Drops Literário - Uma Mente Inquieta

Por João Clemente
sexta-feira, 12 de agosto de 2011
por Jornal A Voz da Serra
Drops Literário - Uma Mente Inquieta
Drops Literário - Uma Mente Inquieta

Existem pelo menos duas perspectivas possíveis para se abordar o sofrimento mental: uma a partir do olhar psicológico e/ou médico—as teorias e análises—; e outra a partir da percepção do próprio sujeito que sofre.

O que torna Uma Mente Inquieta um livro já de cara interessante é o fato de se tratar das duas coisas juntas: a autora, Kay Redfield Jamison, é uma psiquiatra E sofre de transtorno bipolar (ou transtorno maníaco-depressivo, como era anteriormente denominado).

Este termo—transtorno bipolar (ou psicose maníaco-depressiva, ou qualquer outra coisa que você considerar mais conveniente)—foi criado para classificar pessoas que sofrem variações de humor com uma intensidade acima dos padrões normais—em ciclos pequenos ou grandes, pode-se passar de uma fase de extremo entusiasmo, em que o sujeito se acha a pessoa mais feliz do mundo, para uma depressão profunda, sem sentido—em que só há o vazio.

Jamison conta de forma franca, humana e fascinante os percalços de quem sofre assim desde a adolescência. É um relato muito rico da doença e também uma espécie de autobiografia temática—como um desses romances norte-americanos do século XX nos quais o autor só se preocupa em mudar o nome das pessoas. E, além disso, há considerações interessantes—tanto para profissionais quanto para o psicólogo leigo que existe dentro de cada um de nós—sobre a doença, a psicoterapia, o uso de remédios, a forma de lidar do meio acadêmico e o hospitalar.

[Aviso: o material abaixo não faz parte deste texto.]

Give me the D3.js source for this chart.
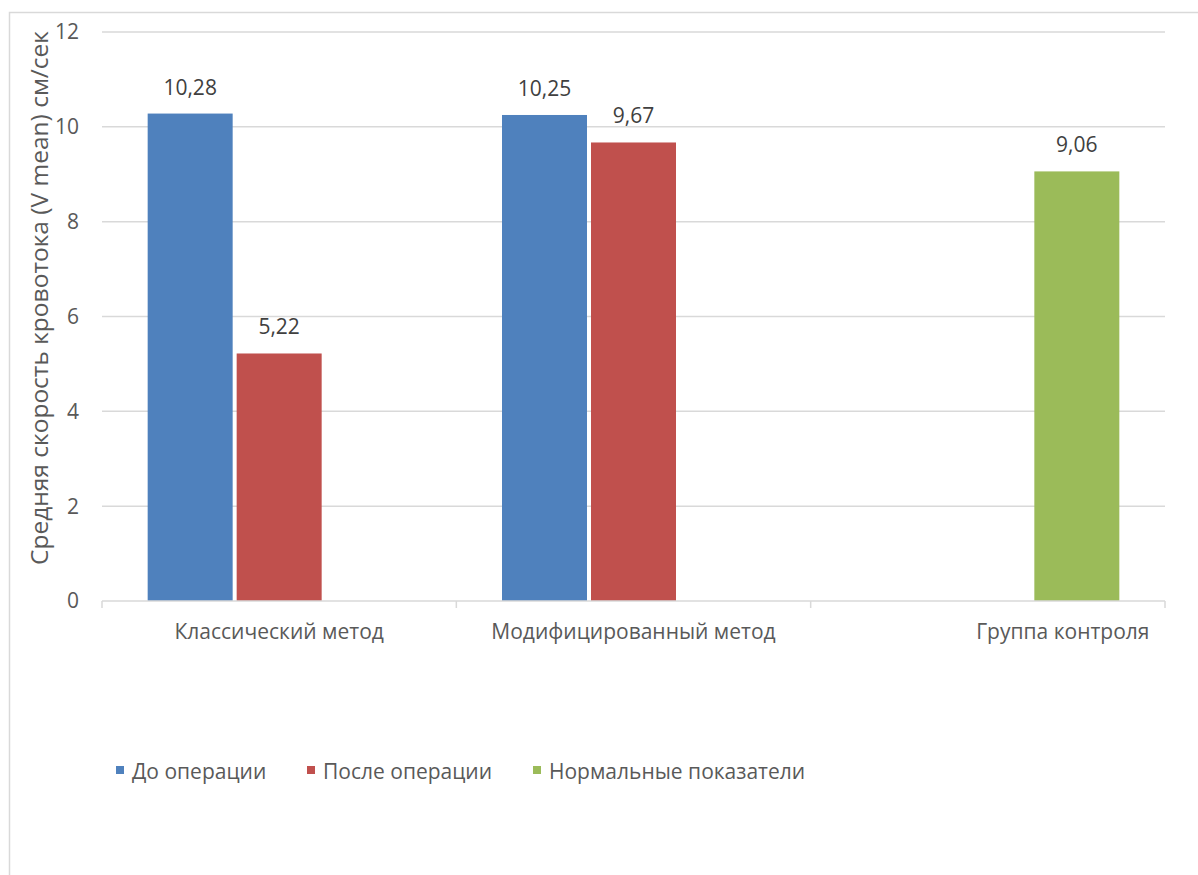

Eis um trecho quando, ainda na faculdade, ela passou por uma das suas fases de depressão:

“Eu ficava horas a fio sentada na biblioteca da graduação, incapaz de reunir energia suficiente para ir para a sala de aula. Perdia o olhar na janela, nos meus livros. Eu os arrumava, mudava de posição, deixava-os sem abrir e pensava em abandonar a faculdade. Quando eu chegava a ir à aula, era em vão. Era frustrante e doloroso. Eu tinha pouquíssima compreensão do que estava acontecendo e sentia que só a morte poderia me libertar da impressão avassaladora de incompetência e escuridão que me cercava.”

E, a seguir, um trecho relatando a fase maníaca. É o primeiro parágrafo do prólogo do livro—não por acaso, um trecho bastante significativo:

“Quando são duas da manhã e se está maníaco, mesmo o centro médico da UCLA tem um certo atrativo. O hospital—geralmente um aglomerado frio de prédios desinteressantes—tornou-se para mim, naquela madrugada de outono há quase vinte anos, um foco do meu sistema nervoso perfeitamente sintonizado, em intenso estado de alerta. Com as vibrissas ardendo, as antenas empinadas, os olhos se adiantando velozes, facetados como os de uma mosca, eu absorvia tudo ao meu redor. Eu estava correndo. Não simplesmente correndo, mas correndo com velocidade e fúria, como um relâmpago a atravessar, de um lado para o outro, o estacionamento do hospital, procurando gastar uma energia ilimitada, irrequieta, maníaca. Eu corria rápido, mas lentamente enlouquecia”.

Jamison produziu bastante em suas fases de mania—e também contraiu uma dívida imensa com seu cartão de crédito.